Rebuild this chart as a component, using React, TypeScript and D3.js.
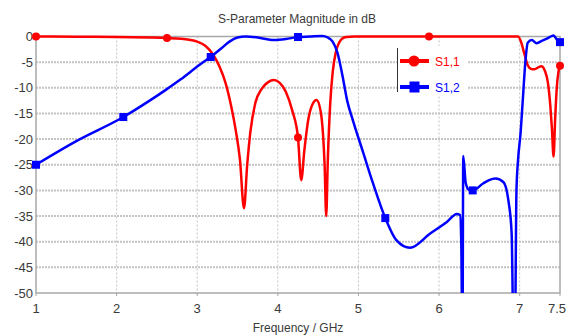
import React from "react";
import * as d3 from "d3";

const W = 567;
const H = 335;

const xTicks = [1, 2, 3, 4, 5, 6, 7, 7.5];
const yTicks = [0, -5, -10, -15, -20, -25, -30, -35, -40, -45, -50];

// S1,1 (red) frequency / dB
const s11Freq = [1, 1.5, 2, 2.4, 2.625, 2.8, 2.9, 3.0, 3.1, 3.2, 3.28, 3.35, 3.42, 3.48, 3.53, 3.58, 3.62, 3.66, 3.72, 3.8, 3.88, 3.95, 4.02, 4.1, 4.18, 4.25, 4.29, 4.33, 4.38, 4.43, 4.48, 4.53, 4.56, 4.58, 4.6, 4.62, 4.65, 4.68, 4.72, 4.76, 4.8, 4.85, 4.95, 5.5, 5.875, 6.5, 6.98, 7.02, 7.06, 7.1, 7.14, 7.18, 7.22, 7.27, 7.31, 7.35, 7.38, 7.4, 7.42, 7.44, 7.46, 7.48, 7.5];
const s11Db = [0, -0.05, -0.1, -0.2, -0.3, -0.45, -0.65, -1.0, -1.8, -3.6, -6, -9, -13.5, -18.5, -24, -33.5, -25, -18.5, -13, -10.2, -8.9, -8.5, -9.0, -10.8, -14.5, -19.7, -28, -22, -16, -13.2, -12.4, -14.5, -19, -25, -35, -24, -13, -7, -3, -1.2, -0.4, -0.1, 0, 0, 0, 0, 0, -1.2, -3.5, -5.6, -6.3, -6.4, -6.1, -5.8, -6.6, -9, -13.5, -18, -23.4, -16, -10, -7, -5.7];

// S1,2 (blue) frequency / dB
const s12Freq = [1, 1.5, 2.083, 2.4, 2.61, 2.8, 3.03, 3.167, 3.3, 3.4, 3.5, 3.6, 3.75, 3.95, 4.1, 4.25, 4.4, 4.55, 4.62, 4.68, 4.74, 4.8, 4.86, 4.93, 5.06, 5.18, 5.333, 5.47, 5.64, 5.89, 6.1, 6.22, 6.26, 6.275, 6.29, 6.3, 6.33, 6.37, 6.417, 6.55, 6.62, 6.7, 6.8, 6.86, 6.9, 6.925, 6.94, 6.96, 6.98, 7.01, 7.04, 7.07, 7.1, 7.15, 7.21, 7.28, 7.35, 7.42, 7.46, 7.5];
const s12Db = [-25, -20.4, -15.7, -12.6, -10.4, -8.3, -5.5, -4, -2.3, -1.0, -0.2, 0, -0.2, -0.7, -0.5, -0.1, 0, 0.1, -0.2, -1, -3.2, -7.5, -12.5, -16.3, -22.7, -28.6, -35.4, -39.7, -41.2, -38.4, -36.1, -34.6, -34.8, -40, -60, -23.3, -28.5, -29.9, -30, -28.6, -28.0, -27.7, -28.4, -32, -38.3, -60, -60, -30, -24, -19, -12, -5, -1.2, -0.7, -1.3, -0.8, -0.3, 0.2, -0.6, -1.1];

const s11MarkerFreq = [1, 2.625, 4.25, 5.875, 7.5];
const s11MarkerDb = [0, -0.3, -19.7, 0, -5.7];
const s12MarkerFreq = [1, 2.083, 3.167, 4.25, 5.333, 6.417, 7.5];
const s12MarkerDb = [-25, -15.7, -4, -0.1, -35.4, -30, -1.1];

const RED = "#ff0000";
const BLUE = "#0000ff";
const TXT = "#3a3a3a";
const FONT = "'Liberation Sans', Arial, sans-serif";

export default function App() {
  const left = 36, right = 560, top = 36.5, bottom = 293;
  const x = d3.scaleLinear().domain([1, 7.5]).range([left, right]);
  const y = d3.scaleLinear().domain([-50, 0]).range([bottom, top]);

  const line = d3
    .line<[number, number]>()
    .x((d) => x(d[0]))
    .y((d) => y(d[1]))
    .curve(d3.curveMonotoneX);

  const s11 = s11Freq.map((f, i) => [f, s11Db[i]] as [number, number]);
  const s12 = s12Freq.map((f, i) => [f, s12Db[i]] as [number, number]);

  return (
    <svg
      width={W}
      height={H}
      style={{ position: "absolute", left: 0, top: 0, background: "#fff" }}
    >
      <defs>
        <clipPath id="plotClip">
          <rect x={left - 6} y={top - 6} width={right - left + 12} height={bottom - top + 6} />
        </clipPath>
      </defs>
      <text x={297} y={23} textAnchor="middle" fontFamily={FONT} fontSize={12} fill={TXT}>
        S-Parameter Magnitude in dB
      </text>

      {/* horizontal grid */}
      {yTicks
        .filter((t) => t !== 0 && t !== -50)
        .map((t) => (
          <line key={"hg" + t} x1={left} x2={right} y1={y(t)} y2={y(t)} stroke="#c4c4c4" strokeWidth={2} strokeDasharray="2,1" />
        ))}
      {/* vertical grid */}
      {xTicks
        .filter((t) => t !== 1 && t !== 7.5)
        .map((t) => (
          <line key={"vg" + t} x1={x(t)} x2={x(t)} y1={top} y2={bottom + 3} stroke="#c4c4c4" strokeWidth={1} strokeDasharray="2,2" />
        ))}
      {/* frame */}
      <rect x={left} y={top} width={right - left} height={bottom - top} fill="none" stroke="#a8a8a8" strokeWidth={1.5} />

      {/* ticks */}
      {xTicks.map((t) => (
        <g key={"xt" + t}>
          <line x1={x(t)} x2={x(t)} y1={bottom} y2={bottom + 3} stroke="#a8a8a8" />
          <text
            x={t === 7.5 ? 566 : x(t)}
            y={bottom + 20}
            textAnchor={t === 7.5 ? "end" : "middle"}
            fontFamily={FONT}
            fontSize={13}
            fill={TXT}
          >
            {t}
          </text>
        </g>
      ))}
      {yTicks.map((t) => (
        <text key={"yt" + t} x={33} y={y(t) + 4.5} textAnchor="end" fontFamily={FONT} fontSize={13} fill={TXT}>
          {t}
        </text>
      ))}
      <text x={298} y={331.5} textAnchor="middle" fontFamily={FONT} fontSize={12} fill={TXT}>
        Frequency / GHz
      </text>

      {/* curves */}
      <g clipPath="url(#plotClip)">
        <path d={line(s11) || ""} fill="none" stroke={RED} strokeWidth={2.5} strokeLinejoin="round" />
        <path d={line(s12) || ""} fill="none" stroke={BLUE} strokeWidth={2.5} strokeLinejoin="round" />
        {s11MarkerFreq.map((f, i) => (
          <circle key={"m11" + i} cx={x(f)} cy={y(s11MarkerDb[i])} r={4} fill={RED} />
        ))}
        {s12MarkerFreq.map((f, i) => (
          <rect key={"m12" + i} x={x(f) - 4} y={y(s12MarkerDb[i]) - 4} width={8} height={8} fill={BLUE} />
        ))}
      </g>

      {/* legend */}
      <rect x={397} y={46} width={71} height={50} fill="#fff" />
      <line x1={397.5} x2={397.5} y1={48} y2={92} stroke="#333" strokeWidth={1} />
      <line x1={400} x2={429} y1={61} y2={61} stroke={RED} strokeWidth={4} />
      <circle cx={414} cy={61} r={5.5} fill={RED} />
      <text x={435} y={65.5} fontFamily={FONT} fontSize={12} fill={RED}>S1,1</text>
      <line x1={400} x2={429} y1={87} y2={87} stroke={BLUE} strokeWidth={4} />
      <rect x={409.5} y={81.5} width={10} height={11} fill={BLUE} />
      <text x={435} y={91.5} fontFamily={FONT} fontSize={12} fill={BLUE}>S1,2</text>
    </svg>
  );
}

________

## WRITTEN TASK:
Filter lines by "React" and return each hit.

## RESULT:
Rebuild this chart as a component, using React, TypeScript and D3.js.
import React from "react";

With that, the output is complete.